I’ve just had my TMA03 marked, my third assignment in the H817 module, Openness and Innovation in eLearning and am thrilled with the mark so excuse me whilst I do a little celebration dance!

But more than just the mark, this has been my favourite block of the Masters in Online and Distance Education as it involved a group project.

In a team of four, we were tasked with creating a learning application or content, exploring local history using mobile and/or social technology.

Unfortunately, our fourth member was unable to take part due to a sudden family illness, so the three of us undertook the brief with six weeks to complete and document our process, and create a prototype of our idea.

Throughout the design process we created a team site to display our approaches, activities and our final prototype, Please do visit the website at

A screenshot of our Prototype

The main objective and educational aim of our project was to produce an activity-based app that allowed foreign students in the UK learn and improve English language skills in a practical way whilst learning about, and engaging with, local history via mobile and social media technology.

Our target audience was foreign students studying in the UK who may or may not be formally studying English.  During group discussion we agreed encouraging participants to undertake activities in this context would be beneficial for a number of reasons:

  • Encourage exploring the local environment with purpose and encourage engagement with others both at the historical site and online.
  • Expose participants to different and colloquial English language both spoken and written.
  • Offer activities suited to a wide range of language ability.
  • Create an application that was non-linear and endless to allow for follow up, continual usage, and growth.
  • Allow participants with different degrees of confidence in using a social platform to partake and expand their comfort zone.

I undertook the role of media manager and instructional designer, though as a team we were highly collaborative in all activities that were given us as part of the learning design process.

In terms of theoretical framework we used Connectivism and Constructionism, further details of which you can find on our team website.

On the completion of our storyboards and a meeting, I amalgamated the storyboards and our decisions to build on my initial Pidoco wireframe to create an interactive prototype. This was my first time using Pidoco and I really enjoyed it and will definitely use it again.

I then created a video walkthrough of the prototype which you can view here (closed captioning available):

Team Violet Prototype Walkthrough

And you can try the prototype out yourself:

Personally, the project helped me understand the importance of creating personas as part of learning design. Whilst at the time of the persona activity we decried it as a team as ‘overkill’, at the storyboarding and prototype design stage we came back to the personas frequently. They focused my mind on how the design would be viewed and experienced from the participants viewpoint which would be inherently different to my personal experience (Malamed, 2009).
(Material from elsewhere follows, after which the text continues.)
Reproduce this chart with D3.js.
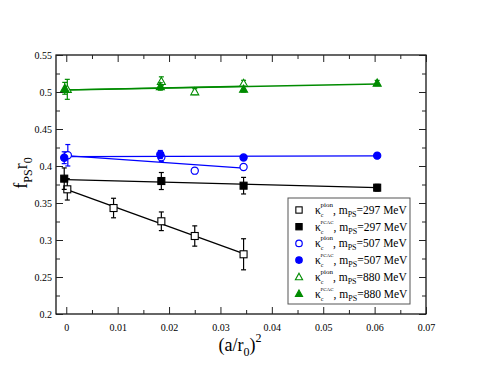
<!DOCTYPE html>
<html>
<head>
<meta charset="utf-8">
<script src="https://cdn.jsdelivr.net/npm/d3@7"></script>
<style>
  body { margin: 0; background: #fff; }
  text { font-family: "Liberation Serif", "DejaVu Serif", serif; }
</style>
</head>
<body>
<svg width="479" height="370"></svg>
<script>
// data: x = (a/r0)^2, y = f_PS r0, e = error
const xPion297 = [0.0002, 0.0092, 0.0185, 0.025, 0.0345];
const yPion297 = [0.3685, 0.3432, 0.3253, 0.3054, 0.2807];
const ePion297 = [0.0145, 0.0132, 0.0126, 0.0137, 0.021];

const xPcac297 = [-0.0004, 0.0185, 0.0345, 0.0605];
const yPcac297 = [0.3829, 0.3797, 0.3734, 0.3707];
const ePcac297 = [0.0145, 0.0115, 0.0112, 0.0045];

const xPion507 = [0.0003, 0.0185, 0.025, 0.0345];
const yPion507 = [0.4145, 0.4118, 0.3937, 0.3986];
const ePion507 = [0.0145, 0.0055, 0.004, 0.0035];

const xPcac507 = [-0.0004, 0.0183, 0.0345, 0.0605];
const yPcac507 = [0.4112, 0.4155, 0.4115, 0.414];
const ePcac507 = [0.008, 0.0055, 0.003, 0.003];

const xPion880 = [0.0002, 0.0185, 0.025, 0.0345];
const yPion880 = [0.5036, 0.5145, 0.5005, 0.5118];
const ePion880 = [0.0135, 0.006, 0.004, 0.004];

const xPcac880 = [-0.0003, 0.0183, 0.0345, 0.0605];
const yPcac880 = [0.505, 0.5075, 0.504, 0.5122];
const ePcac880 = [0.008, 0.005, 0.004, 0.0035];

// linear fit lines, endpoints
const fitPion297 = [[0, 0.3685], [0.0345, 0.2815]];
const fitPcac297 = [[0, 0.3815], [0.0605, 0.3707]];
const fitPion507 = [[0, 0.414], [0.0345, 0.397]];
const fitPcac507 = [[0, 0.4128], [0.0605, 0.4138]];
const fitPion880 = [[0, 0.503], [0.0345, 0.5078]];
const fitPcac880 = [[0, 0.5027], [0.0605, 0.5108]];

const xTicks = [0, 0.01, 0.02, 0.03, 0.04, 0.05, 0.06, 0.07];
const yTicks = [0.2, 0.25, 0.3, 0.35, 0.4, 0.45, 0.5, 0.55];

const black = '#000', blue = '#0000ff', green = '#008b00';

const series = [
  { xs: xPion297, ys: yPion297, es: ePion297, fit: fitPion297, color: black, shape: 'square', open: true, kind: 'pion', mass: '297' },
  { xs: xPcac297, ys: yPcac297, es: ePcac297, fit: fitPcac297, color: black, shape: 'square', open: false, kind: 'PCAC', mass: '297' },
  { xs: xPion507, ys: yPion507, es: ePion507, fit: fitPion507, color: blue, shape: 'circle', open: true, kind: 'pion', mass: '507' },
  { xs: xPcac507, ys: yPcac507, es: ePcac507, fit: fitPcac507, color: blue, shape: 'circle', open: false, kind: 'PCAC', mass: '507' },
  { xs: xPion880, ys: yPion880, es: ePion880, fit: fitPion880, color: green, shape: 'triangle', open: true, kind: 'pion', mass: '880' },
  { xs: xPcac880, ys: yPcac880, es: ePcac880, fit: fitPcac880, color: green, shape: 'triangle', open: false, kind: 'PCAC', mass: '880' }
];

const svg = d3.select('svg');
const mLeft = 56, mRight = 426, mTop = 55, mBottom = 314;

const x = d3.scaleLinear().domain([-0.002, 0.07]).range([mLeft, mRight]);
const y = d3.scaleLinear().domain([0.2, 0.55]).range([mBottom, mTop]);

const g = svg.append('g');

// frame
g.append('rect')
  .attr('x', mLeft).attr('y', mTop)
  .attr('width', mRight - mLeft).attr('height', mBottom - mTop)
  .attr('fill', 'none').attr('stroke', '#000').attr('stroke-width', 1.2);

// axes with inward ticks
const xMinor = d3.range(0.005, 0.07, 0.01);
const yMinor = d3.range(0.225, 0.55, 0.05);

const tickStyle = sel => {
  sel.select('.domain').remove();
  sel.selectAll('line').attr('stroke', '#222');
};

g.append('g').attr('transform', `translate(0,${mBottom})`)
  .call(d3.axisBottom(x).tickValues(xTicks).tickSizeInner(-7).tickSizeOuter(0)
    .tickPadding(10).tickFormat(d3.format('~g')))
  .call(tickStyle)
  .selectAll('text').attr('font-size', 10).attr('fill', '#000')
  .attr('font-family', '"Liberation Serif", serif');
g.append('g').attr('transform', `translate(0,${mBottom})`)
  .call(d3.axisBottom(x).tickValues(xMinor).tickSize(-4).tickFormat(''))
  .call(tickStyle);
g.append('g').attr('transform', `translate(0,${mTop})`)
  .call(d3.axisTop(x).tickValues(xTicks).tickSize(-7).tickFormat(''))
  .call(tickStyle);
g.append('g').attr('transform', `translate(0,${mTop})`)
  .call(d3.axisTop(x).tickValues(xMinor).tickSize(-4).tickFormat(''))
  .call(tickStyle);

g.append('g').attr('transform', `translate(${mLeft},0)`)
  .call(d3.axisLeft(y).tickValues(yTicks).tickSizeInner(-7).tickSizeOuter(0)
    .tickPadding(4).tickFormat(d3.format('~g')))
  .call(tickStyle)
  .selectAll('text').attr('font-size', 10).attr('fill', '#000')
  .attr('font-family', '"Liberation Serif", serif');
g.append('g').attr('transform', `translate(${mLeft},0)`)
  .call(d3.axisLeft(y).tickValues(yMinor).tickSize(-4).tickFormat(''))
  .call(tickStyle);
g.append('g').attr('transform', `translate(${mRight},0)`)
  .call(d3.axisRight(y).tickValues(yTicks).tickSize(-7).tickFormat(''))
  .call(tickStyle);
g.append('g').attr('transform', `translate(${mRight},0)`)
  .call(d3.axisRight(y).tickValues(yMinor).tickSize(-4).tickFormat(''))
  .call(tickStyle);

// fit lines
const line = d3.line().x(d => x(d[0])).y(d => y(d[1]));
series.forEach(s => {
  g.append('path')
    .attr('d', line(s.fit))
    .attr('fill', 'none')
    .attr('stroke', s.color)
    .attr('stroke-width', 1.3);
});

// marker drawing
function marker(sel, s, cx, cy, scale = 1) {
  const fill = s.open ? '#fff' : s.color;
  if (s.shape === 'square') {
    const h = 3.5 * scale;
    sel.append('rect').attr('x', cx - h).attr('y', cy - h)
      .attr('width', 2 * h).attr('height', 2 * h)
      .attr('fill', fill).attr('stroke', s.color).attr('stroke-width', 1.1);
  } else if (s.shape === 'circle') {
    sel.append('circle').attr('cx', cx).attr('cy', cy).attr('r', 3.6 * scale)
      .attr('fill', fill).attr('stroke', s.color).attr('stroke-width', 1.2);
  } else {
    const h = 4 * scale;
    sel.append('path')
      .attr('d', `M${cx},${cy - h}L${cx + h},${cy + h * 0.8}L${cx - h},${cy + h * 0.8}Z`)
      .attr('fill', fill).attr('stroke', s.color).attr('stroke-width', 1.1);
  }
}

// error bars and points
series.forEach(s => {
  const pts = s.xs.map((v, i) => ({ x: v, y: s.ys[i], e: s.es[i] }));
  const sg = g.append('g');
  pts.forEach(p => {
    const px = x(p.x);
    const y0 = y(p.y - p.e), y1 = y(p.y + p.e);
    sg.append('line').attr('x1', px).attr('x2', px).attr('y1', y0).attr('y2', y1)
      .attr('stroke', s.color).attr('stroke-width', 1.2);
    [y0, y1].forEach(yy => {
      sg.append('line').attr('x1', px - 2.5).attr('x2', px + 2.5).attr('y1', yy).attr('y2', yy)
        .attr('stroke', s.color).attr('stroke-width', 1.2);
    });
  });
  pts.forEach(p => marker(sg, s, x(p.x), y(p.y)));
});

// legend
const lg = svg.append('g');
lg.append('rect').attr('x', 288).attr('y', 198).attr('width', 122).attr('height', 106)
  .attr('fill', '#fff').attr('stroke', '#555').attr('stroke-width', 1);

series.forEach((s, i) => {
  const ly = 210 + i * 16.7;
  marker(lg, s, 299, ly, 0.9);
  const t = lg.append('text').attr('x', 315).attr('y', ly + 4).attr('font-size', 11.5).attr('fill', '#000');
  t.append('tspan').text('κ');
  t.append('tspan').attr('font-size', 6).attr('dy', 3).text('c');
  t.append('tspan').attr('font-size', s.kind === 'pion' ? 7 : 5).attr('dx', -3).attr('dy', -10).text(s.kind);
  t.append('tspan').attr('dy', 7).text(',  m');
  t.append('tspan').attr('font-size', 8).attr('dy', 3).text('PS');
  t.append('tspan').attr('dy', -3).text('=' + s.mass + ' MeV');
});

// axis titles
const xt = svg.append('text').attr('x', 240).attr('y', 351).attr('text-anchor', 'middle')
  .attr('font-size', 18).attr('fill', '#000');
xt.append('tspan').text('(a/r');
xt.append('tspan').attr('font-size', 12).attr('dy', 5).text('0');
xt.append('tspan').attr('dy', -5).text(')');
xt.append('tspan').attr('font-size', 12).attr('dy', -9).text('2');

const yt = svg.append('text').attr('transform', 'translate(27,173) rotate(-90)')
  .attr('text-anchor', 'middle').attr('font-size', 18).attr('fill', '#000');
yt.append('tspan').text('f');
yt.append('tspan').attr('font-size', 12).attr('dy', 5).text('PS');
yt.append('tspan').attr('dy', -5).text('r');
yt.append('tspan').attr('font-size', 12).attr('dy', 5).text('0');
</script>
</body>
</html>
Having never used Pidoco before, using it was both a practical learning but also a further insight into the importance of storyboarding and wireframing, rather than jumping into final product creation. I have experienced being asked for rapid prototyping or immediate creation in the corporate training field and understand from communications within the instructional design community this is very often the case. In my opinion, this risks undermining the final product and hoped for objectives.

In reviewing the prototype as a team, we evaluated that it presented a strong skeleton for a final app and if pursuing further would spend time on the provision and context of in-app resources for participants, ensuring the technology was adaptive, the language contextualised, and explanatory feedback was being achieved which echoes the finding of Heil et al (2016) during their study of mobile language learning applications.

I really enjoyed working with my teammates and am very proud of what we achieved, especially in the time frame.

I hope you find the prototype and project interesting and welcome any feedback.


Heil, C., Wu, J., Lee, J. and Schmidt, T. (2016). A Review of Mobile Language Learning Applications: Trends, Challenges, and Opportunities. The EuroCALL Review, 24(2), p.32.

Malamed, C. (2009). Learner Personas for Instructional Design. [online] The eLearning Coach.